Europe’s troubling identity crisis

Michael Kelly reflects on Pope Francis words on “elderly and haggard” Europe

I was in Santiago de Compostela this week, the goal of the famous camino pilgrimage where the apostle St James is buried. I walked the last 12 kilometres of the camino and spoke with many pilgrims who had been on the road for weeks.

My limited exposure to the trek was a moving experience. Starting my walk in the middle of the night, I prayed the rosary as I walked along. In front of me and behind me, the beam of tiny flashlights acted like little beacons identifying other pilgrims on the journey. I felt like a bit of a fraud as I met weary long-haul trekkers who greeted me warmly “Buen Camino!”

During my short stint on the walk, I thought of the many tens of thousands of pilgrims of all hues who have embarked on this pilgrimage over the centuries. The tiny flickering flashlights brought to mind a great procession of pilgrims down the ages.

Europe is dotted with shrines that speaks to the deep Christian roots of the continent, places of pilgrimage and worship where Earth meets Heaven. Yet, there is often an amnesia about this Christian heritage, sometimes even an embarrassment.

When I got to the cathedral in Santiago and visited the tomb of St James, I thought of the visit of St John Paul II there in 1982 during which he passionately pleaded for Europeans not to forget their faith.

“I, Bishop of Rome and pastor of the Universal Church, from Santiago, address to you, old Europe, a cry full of love: Return to yourself! Be yourself! Discover your origins. Revive your roots. Experience again those authentic values that made your history glorious and your presence in other continents beneficial”.

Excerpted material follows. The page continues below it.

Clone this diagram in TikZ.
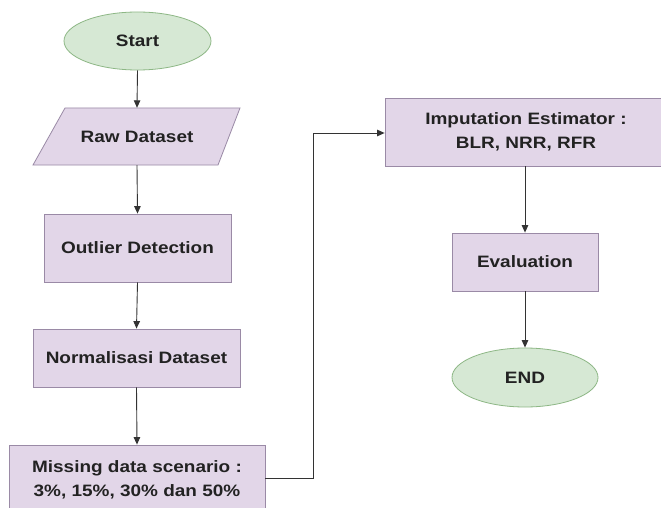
\documentclass[tikz,border=0pt]{standalone}
\usepackage{fontspec}
\setmainfont[FakeStretch=1.15]{Liberation Sans}
\usetikzlibrary{shapes.geometric,arrows.meta}
\definecolor{pfill}{HTML}{E2D6E8}
\definecolor{pdraw}{HTML}{9A8AA6}
\definecolor{gfill}{HTML}{D6E8D4}
\definecolor{gdraw}{HTML}{8DB785}
\definecolor{txt}{HTML}{222222}
\definecolor{lin}{HTML}{333333}
\begin{document}
\begin{tikzpicture}[x=1pt,y=-1pt,
  every node/.style={font=\fontsize{16.5}{24}\selectfont\bfseries, text=txt, align=center, inner sep=0pt},
  proc/.style={draw=pdraw, fill=pfill, line width=0.8pt, rectangle},
  term/.style={draw=gdraw, fill=gfill, line width=0.8pt, ellipse},
  conn/.style={draw=lin, line width=0.9pt, -{Triangle[length=7.5pt,width=6.5pt]}}]
\useasboundingbox (0,0) rectangle (661,508);
\fill[white] (0,0) rectangle (661,508);
\begin{scope}
\clip (0,0) rectangle (661,508);
\node[term, minimum width=147pt, minimum height=58pt] (start) at (137.5,41) {Start};
\draw[draw=pdraw, fill=pfill, line width=0.8pt] (65,108) -- (240,108) -- (218,165) -- (33,165) -- cycle;
\node[minimum width=150pt, minimum height=57pt] (raw) at (137,136.5) {Raw Dataset};
\node[proc, minimum width=187pt, minimum height=68pt] (out) at (137.5,248) {Outlier Detection};
\node[proc, minimum width=207pt, minimum height=58pt] (norm) at (136.5,358) {Normalisasi Dataset};
\node[proc, minimum width=256pt, minimum height=70pt] (miss) at (137,480) {Missing data scenario :\\3\%, 15\%, 30\% dan 50\%};
\node[proc, minimum width=282pt, minimum height=68pt] (imp) at (526,132) {Imputation Estimator :\\BLR, NRR, RFR};
\node[proc, minimum width=146pt, minimum height=58pt] (eval) at (525,262) {Evaluation};
\node[term, minimum width=146pt, minimum height=59pt] (end) at (525,377.5) {END};
\draw[conn] (start.south) -- (raw.north);
\draw[conn] (raw.south) -- (out.north);
\draw[conn] (out.south) -- (norm.north);
\draw[conn] (norm.south) -- (miss.north);
\draw[conn] (miss.east |- 0,478) -| (313,133) -- (imp.west |- 0,133);
\draw[conn] (imp.south -| eval.north) -- (eval.north);
\draw[conn] (eval.south) -- (end.north);
\end{scope}
\end{tikzpicture}
\end{document}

It is a plea that, at least on face value, appears to have fallen on deaf ears. Europe is in deep decline. The continent is experiencing a profound crisis of identity and appears to be a vacuum when it comes to many Christian and even humanist values. A new barbarism stalks the continent in the guise of laws that target the weak and the vulnerable for death. There is deep uncertainty about the future: and perhaps the most potent symbol of this trepidation is the low birth rate. While some European leaders fret about immigration, they fail to see that the greatest threat to Europe is from within: demographic suicide.

Last year, Pope Francis ruffled some establishment feathers when he told the European Parliament that the continent is like a barren grandmother, and referred to Europe as “elderly and haggard”.

“We encounter a general impression of weariness and ageing, of a Europe that is now a grandmother, no longer fertile and vibrant,” the Pope said.

“The great ideals which once inspired Europe seem to have lost their attraction, only to be replaced by the bureaucratic technicalities of its institutions,” he added.

Quo vadis Europa? (Where are you going Europe?) is the question that springs to mind. The political institutions of the EU have shown themselves hopelessly inadequate at reflecting on the deeper questions. The hubris caused by decades of relative economic certainty was dismantled by the economic crisis. That crisis – ultimately a crisis of values – led many to ask the deeper question about the basis on which modern Europe is built – and, it seems for many, God is definitively left out of the equation.

More than 30 years on from John Paul’s “be yourself” speech, there is little evidence that Europe’s political elite see any value in the continent’s spiritual wellspring. But, a Europe cut off from its underpinnings, is a continent destined to fumble on from one catastrophe to another while the deeper questions go unasked and unanswered.